In a widely anticipated decision, Bangladesh Bank has opted to keep its key policy interest rates unchanged, citing cautious optimism over slowing inflation while acknowledging emerging risks tied to the upcoming national elections, the holy month of Ramadan, and structural economic uncertainties.

The Monetary Policy Committee (MPC), chaired by Bangladesh Bank Governor Dr Ahsan H Mansur, concluded its latest meeting on Tuesday with a unanimous decision to maintain the policy rate at 10 per cent, the Standing Deposit Facility (SDF) rate at 8 per cent, and the Standing Lending Facility (SLF) rate at 11.5 per cent.

The central bank issued a detailed press release outlining the MPC’s comprehensive assessment of the current economic landscape, highlighting both stabilising trends and looming challenges.

Inflation easing, but risks remain

The committee noted that inflation continues on a gradual downward trajectory, with headline inflation easing to 8.36 per cent in September 2025 – a welcome development after prolonged price pressures in recent years. This decline reflects improved supply chains, stable food prices, and the lingering effects of past monetary tightening.

However, the MPC expressed concern about potential short-term inflationary spikes, warning that several converging factors could disrupt price stability in the coming months. The upcoming national elections are expected to trigger temporary surges in demand and encourage speculative hoarding of essential commodities, particularly in politically sensitive areas. 

At the same time, the approaching holy month of Ramadan – historically linked to heightened consumption of food, cooking oil, and other household goods – could further strain supply chains and push prices upward. Compounding these pressures is the risk of weather-induced damage to the Aman paddy crop, which forms the backbone of Bangladesh’s domestic rice supply; any significant yield shortfall could lead to sharp increases in rice prices, with ripple effects across the broader inflation basket.

The proposed new government salary structure, which could feed into broader wage-price dynamics.

Liquidity improves, credit demand still weak

The MPC observed a slight softening in interbank call money and repo rates, indicating improved liquidity conditions in the banking sector. Increased investment in government securities has contributed to some relief in interest rate pressure across financial markets.
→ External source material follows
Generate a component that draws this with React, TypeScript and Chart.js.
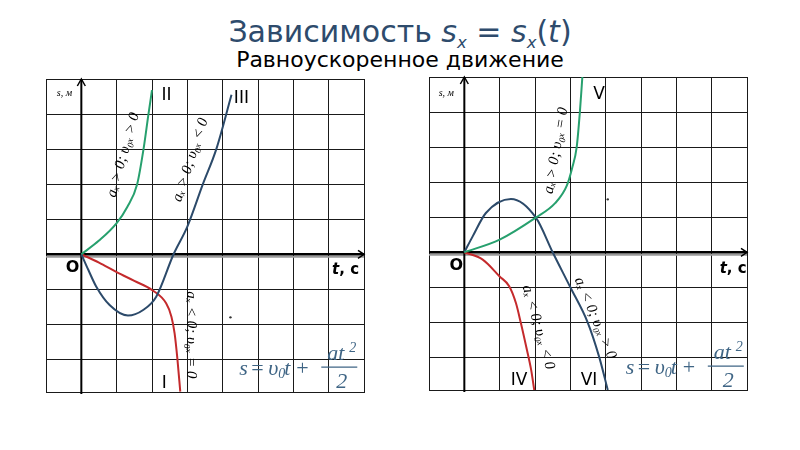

Despite this, private sector credit growth remains sluggish. The committee attributed weak loan demand to persistent economic uncertainty surrounding the national elections, which have created hesitation among businesses and investors.

External sector: Imports rise, remittances strong

On the external front, export growth was described as “moderate,” while imports saw an uptick. The MPC clarified that the rise in imports is largely due to the temporary relaxation of LC margin requirements for essential goods, implemented in anticipation of Ramadan.

Meanwhile, remittance inflows continued to perform strongly, providing crucial support to foreign exchange reserves and helping to ease balance-of-payment pressures.

Still, the central bank warned that sustained import growth without corresponding export expansion could widen the trade deficit if not carefully managed.

Monetary stance: Tight policy to continue

Reiterating its commitment to macroeconomic stability, the MPC affirmed that the tight monetary policy will remain in place until the real (inflation-adjusted) policy rate reaches 3 per cent – a benchmark deemed necessary to anchor inflation expectations and foster sustainable growth.